Mayor Nicolini said the ship had caught fire after those on board set off flares so it would be seen by passing ships. The ship apparently then capsized, spilling the passengers into the sea near Conigli island.

It was one of the deadliest migrant shipwrecks in recent times and the second one this week off Italy: On Monday, 13 men drowned while trying to reach southern Sicily when their ship ran aground just a few yards from shore.

Lampedusa is closer to Africa than the Italian mainland and is the frequent destination for smugglers’ boats. Hundreds of migrants reach the shores every day, particularly during summer months when seas are usually calmer. They are processed in centres, screened for asylum and often sent back home.

Those who aren’t usually melt into the general public and make their way to northern Europe, where immigrant communities are much bigger and better organised. In Italy, migrants can only work legally if they have a work permit and contract before they arrive.

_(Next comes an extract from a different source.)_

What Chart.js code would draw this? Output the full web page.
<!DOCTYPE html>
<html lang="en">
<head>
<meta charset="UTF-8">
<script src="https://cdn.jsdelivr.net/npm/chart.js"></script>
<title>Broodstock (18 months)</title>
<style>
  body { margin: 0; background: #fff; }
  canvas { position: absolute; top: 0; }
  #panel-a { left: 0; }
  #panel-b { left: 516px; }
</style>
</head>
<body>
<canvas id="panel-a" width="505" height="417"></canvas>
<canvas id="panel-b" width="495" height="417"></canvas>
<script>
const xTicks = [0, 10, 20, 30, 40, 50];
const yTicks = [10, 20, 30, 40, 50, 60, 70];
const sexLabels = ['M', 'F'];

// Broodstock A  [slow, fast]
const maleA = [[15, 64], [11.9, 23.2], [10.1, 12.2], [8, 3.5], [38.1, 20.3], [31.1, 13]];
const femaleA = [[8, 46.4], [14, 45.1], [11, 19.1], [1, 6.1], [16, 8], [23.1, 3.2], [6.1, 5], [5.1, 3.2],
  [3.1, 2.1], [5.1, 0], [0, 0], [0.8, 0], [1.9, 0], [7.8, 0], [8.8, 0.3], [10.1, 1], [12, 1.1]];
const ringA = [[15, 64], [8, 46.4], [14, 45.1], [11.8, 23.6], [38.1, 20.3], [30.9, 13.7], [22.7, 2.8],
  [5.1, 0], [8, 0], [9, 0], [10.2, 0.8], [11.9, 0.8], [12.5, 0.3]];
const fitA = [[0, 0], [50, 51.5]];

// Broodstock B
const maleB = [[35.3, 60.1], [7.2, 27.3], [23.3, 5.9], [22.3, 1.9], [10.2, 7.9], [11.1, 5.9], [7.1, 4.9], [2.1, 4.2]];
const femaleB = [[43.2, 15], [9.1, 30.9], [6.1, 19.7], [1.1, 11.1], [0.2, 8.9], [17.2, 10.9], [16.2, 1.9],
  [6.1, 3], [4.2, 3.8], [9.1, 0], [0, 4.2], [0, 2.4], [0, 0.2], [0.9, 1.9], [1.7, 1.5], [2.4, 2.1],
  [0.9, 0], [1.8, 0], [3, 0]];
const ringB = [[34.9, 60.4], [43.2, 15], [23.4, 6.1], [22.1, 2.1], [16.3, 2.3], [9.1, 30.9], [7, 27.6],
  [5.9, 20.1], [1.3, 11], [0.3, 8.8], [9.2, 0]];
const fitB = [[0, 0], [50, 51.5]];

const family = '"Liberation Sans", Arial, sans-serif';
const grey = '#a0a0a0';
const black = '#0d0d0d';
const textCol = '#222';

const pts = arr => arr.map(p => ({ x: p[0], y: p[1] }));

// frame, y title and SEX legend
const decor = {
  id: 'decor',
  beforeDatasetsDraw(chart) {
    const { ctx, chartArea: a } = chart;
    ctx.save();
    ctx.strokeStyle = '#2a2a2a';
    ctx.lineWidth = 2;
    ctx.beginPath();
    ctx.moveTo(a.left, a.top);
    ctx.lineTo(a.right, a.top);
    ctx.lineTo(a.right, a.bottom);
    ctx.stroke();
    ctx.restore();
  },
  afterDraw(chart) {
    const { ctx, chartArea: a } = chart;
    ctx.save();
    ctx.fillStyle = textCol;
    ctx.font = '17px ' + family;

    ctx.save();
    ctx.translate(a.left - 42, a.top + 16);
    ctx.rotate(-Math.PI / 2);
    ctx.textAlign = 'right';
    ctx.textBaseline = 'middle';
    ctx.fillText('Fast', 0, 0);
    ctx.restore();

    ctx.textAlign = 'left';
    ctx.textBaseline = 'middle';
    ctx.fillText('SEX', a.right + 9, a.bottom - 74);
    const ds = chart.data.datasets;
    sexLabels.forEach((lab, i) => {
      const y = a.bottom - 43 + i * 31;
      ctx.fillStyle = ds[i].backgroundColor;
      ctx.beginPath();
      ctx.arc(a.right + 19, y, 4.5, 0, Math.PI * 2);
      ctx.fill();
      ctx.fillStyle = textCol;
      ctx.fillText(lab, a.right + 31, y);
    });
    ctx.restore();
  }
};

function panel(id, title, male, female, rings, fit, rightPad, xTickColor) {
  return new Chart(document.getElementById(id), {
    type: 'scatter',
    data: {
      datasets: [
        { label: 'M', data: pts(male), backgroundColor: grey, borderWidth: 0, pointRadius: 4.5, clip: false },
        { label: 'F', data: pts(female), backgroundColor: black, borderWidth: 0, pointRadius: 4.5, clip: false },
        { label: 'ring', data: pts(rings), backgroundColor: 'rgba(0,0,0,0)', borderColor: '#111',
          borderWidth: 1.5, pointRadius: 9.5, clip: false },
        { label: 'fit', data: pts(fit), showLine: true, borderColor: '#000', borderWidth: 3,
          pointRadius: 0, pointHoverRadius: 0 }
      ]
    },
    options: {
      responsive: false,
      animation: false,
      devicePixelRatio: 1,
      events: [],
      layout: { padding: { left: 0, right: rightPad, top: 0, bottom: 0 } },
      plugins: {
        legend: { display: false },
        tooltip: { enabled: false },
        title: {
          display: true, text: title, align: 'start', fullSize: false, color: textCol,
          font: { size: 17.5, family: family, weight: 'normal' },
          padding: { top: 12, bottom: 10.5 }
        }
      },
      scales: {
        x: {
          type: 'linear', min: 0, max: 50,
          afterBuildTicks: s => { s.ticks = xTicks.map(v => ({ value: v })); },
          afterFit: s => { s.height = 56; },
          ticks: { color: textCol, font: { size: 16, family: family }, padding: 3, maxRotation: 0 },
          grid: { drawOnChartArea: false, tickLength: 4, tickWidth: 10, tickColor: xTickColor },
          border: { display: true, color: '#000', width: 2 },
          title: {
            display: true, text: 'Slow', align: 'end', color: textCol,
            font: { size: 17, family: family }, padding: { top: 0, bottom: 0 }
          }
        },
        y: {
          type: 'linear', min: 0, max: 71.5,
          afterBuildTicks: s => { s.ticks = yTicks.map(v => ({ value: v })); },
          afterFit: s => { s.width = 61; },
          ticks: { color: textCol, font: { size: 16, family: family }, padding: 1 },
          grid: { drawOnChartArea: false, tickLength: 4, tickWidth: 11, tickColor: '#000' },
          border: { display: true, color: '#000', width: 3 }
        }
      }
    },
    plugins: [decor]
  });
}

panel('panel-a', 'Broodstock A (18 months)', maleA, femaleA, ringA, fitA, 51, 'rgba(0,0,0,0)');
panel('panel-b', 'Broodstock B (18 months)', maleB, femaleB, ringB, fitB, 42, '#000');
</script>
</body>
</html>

According to the UN refugee agency, 8,400 migrants landed in Italy and Malta in the first six months of the year, almost double the 4,500 who arrived during the first half of 2012. It’s still a far cry from the tens of thousands who flooded to Italy during the Arab Spring exodus of 2011.

The numbers, though, have spiked in recent weeks, particularly with Syrian arrivals.

The UN High Commissioner for Refugees had recorded 40 deaths in the first half of 2013, and a total of 500 for all of 2012, based on interviews with survivors. Fortress Europe, an Italian observatory that tracks migrant deaths reported by the media, says about 6,450 people died in the Canal of Sicily between 1994 and 2012.